[Data extract start]

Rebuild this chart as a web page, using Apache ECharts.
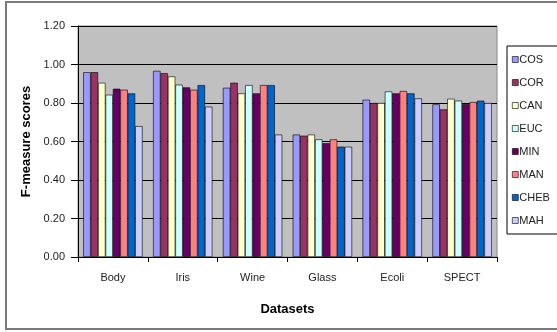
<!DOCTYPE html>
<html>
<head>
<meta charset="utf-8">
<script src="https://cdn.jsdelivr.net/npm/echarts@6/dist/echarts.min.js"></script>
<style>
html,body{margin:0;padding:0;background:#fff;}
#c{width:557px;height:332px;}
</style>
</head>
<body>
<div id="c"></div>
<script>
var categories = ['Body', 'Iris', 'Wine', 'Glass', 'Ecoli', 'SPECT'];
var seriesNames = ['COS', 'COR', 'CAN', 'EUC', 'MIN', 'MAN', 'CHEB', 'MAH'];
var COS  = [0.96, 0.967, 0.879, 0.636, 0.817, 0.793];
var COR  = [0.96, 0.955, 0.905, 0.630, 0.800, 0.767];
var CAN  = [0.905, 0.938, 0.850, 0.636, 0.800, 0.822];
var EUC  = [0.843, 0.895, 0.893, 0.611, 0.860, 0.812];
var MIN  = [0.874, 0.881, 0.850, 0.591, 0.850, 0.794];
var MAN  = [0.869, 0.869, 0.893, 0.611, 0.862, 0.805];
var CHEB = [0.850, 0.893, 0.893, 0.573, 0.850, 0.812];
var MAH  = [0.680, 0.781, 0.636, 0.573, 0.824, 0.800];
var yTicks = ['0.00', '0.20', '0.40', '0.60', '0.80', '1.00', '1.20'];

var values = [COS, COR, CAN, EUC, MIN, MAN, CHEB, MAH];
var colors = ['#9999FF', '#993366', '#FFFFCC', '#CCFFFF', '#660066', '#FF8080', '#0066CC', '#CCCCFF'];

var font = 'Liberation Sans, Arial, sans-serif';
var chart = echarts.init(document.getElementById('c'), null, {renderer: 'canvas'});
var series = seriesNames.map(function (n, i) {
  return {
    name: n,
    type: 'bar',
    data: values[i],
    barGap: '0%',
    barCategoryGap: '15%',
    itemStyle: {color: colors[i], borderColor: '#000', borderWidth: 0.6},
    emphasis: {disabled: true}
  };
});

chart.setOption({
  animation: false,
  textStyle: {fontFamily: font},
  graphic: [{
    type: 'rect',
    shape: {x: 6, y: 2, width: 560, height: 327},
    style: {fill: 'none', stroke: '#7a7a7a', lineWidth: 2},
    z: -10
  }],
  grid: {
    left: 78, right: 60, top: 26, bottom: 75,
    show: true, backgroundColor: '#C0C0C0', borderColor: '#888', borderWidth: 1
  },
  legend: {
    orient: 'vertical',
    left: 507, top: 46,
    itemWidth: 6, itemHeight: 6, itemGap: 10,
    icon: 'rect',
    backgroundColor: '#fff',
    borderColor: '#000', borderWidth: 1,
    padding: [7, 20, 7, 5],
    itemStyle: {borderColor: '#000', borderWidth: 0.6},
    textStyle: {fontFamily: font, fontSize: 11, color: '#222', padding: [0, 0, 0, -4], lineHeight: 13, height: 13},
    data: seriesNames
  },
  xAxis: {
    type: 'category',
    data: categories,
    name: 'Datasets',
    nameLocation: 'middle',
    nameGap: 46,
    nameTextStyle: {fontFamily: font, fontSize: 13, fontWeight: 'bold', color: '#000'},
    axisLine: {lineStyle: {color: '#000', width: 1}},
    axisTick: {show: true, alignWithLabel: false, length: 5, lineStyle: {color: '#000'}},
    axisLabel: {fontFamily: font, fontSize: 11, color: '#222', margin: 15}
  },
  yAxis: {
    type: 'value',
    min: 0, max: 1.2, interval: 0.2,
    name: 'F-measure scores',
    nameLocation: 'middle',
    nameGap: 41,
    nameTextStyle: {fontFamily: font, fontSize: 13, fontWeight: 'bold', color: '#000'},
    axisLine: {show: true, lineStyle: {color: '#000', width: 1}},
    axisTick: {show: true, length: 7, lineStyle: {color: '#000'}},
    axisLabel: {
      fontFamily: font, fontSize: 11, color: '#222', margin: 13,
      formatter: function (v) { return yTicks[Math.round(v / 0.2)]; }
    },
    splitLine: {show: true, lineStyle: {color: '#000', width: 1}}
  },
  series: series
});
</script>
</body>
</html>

[Data extract end]

**What is asked:** Keep every word of the data as it is when you write it out, but drop the pictures.

**Solution for this task:**
Rebuild this chart as a web page, using Apache ECharts.
<!DOCTYPE html>
<html>
<head>
<meta charset="utf-8">
<script src="https://cdn.jsdelivr.net/npm/echarts@6/dist/echarts.min.js"></script>
<style>
html,body{margin:0;padding:0;background:#fff;}
#c{width:557px;height:332px;}
</style>
</head>
<body>
<div id="c"></div>
<script>
var categories = ['Body', 'Iris', 'Wine', 'Glass', 'Ecoli', 'SPECT'];
var seriesNames = ['COS', 'COR', 'CAN', 'EUC', 'MIN', 'MAN', 'CHEB', 'MAH'];
var COS  = [0.96, 0.967, 0.879, 0.636, 0.817, 0.793];
var COR  = [0.96, 0.955, 0.905, 0.630, 0.800, 0.767];
var CAN  = [0.905, 0.938, 0.850, 0.636, 0.800, 0.822];
var EUC  = [0.843, 0.895, 0.893, 0.611, 0.860, 0.812];
var MIN  = [0.874, 0.881, 0.850, 0.591, 0.850, 0.794];
var MAN  = [0.869, 0.869, 0.893, 0.611, 0.862, 0.805];
var CHEB = [0.850, 0.893, 0.893, 0.573, 0.850, 0.812];
var MAH  = [0.680, 0.781, 0.636, 0.573, 0.824, 0.800];
var yTicks = ['0.00', '0.20', '0.40', '0.60', '0.80', '1.00', '1.20'];

var values = [COS, COR, CAN, EUC, MIN, MAN, CHEB, MAH];
var colors = ['#9999FF', '#993366', '#FFFFCC', '#CCFFFF', '#660066', '#FF8080', '#0066CC', '#CCCCFF'];

var font = 'Liberation Sans, Arial, sans-serif';
var chart = echarts.init(document.getElementById('c'), null, {renderer: 'canvas'});
var series = seriesNames.map(function (n, i) {
  return {
    name: n,
    type: 'bar',
    data: values[i],
    barGap: '0%',
    barCategoryGap: '15%',
    itemStyle: {color: colors[i], borderColor: '#000', borderWidth: 0.6},
    emphasis: {disabled: true}
  };
});

chart.setOption({
  animation: false,
  textStyle: {fontFamily: font},
  graphic: [{
    type: 'rect',
    shape: {x: 6, y: 2, width: 560, height: 327},
    style: {fill: 'none', stroke: '#7a7a7a', lineWidth: 2},
    z: -10
  }],
  grid: {
    left: 78, right: 60, top: 26, bottom: 75,
    show: true, backgroundColor: '#C0C0C0', borderColor: '#888', borderWidth: 1
  },
  legend: {
    orient: 'vertical',
    left: 507, top: 46,
    itemWidth: 6, itemHeight: 6, itemGap: 10,
    icon: 'rect',
    backgroundColor: '#fff',
    borderColor: '#000', borderWidth: 1,
    padding: [7, 20, 7, 5],
    itemStyle: {borderColor: '#000', borderWidth: 0.6},
    textStyle: {fontFamily: font, fontSize: 11, color: '#222', padding: [0, 0, 0, -4], lineHeight: 13, height: 13},
    data: seriesNames
  },
  xAxis: {
    type: 'category',
    data: categories,
    name: 'Datasets',
    nameLocation: 'middle',
    nameGap: 46,
    nameTextStyle: {fontFamily: font, fontSize: 13, fontWeight: 'bold', color: '#000'},
    axisLine: {lineStyle: {color: '#000', width: 1}},
    axisTick: {show: true, alignWithLabel: false, length: 5, lineStyle: {color: '#000'}},
    axisLabel: {fontFamily: font, fontSize: 11, color: '#222', margin: 15}
  },
  yAxis: {
    type: 'value',
    min: 0, max: 1.2, interval: 0.2,
    name: 'F-measure scores',
    nameLocation: 'middle',
    nameGap: 41,
    nameTextStyle: {fontFamily: font, fontSize: 13, fontWeight: 'bold', color: '#000'},
    axisLine: {show: true, lineStyle: {color: '#000', width: 1}},
    axisTick: {show: true, length: 7, lineStyle: {color: '#000'}},
    axisLabel: {
      fontFamily: font, fontSize: 11, color: '#222', margin: 13,
      formatter: function (v) { return yTicks[Math.round(v / 0.2)]; }
    },
    splitLine: {show: true, lineStyle: {color: '#000', width: 1}}
  },
  series: series
});
</script>
</body>
</html>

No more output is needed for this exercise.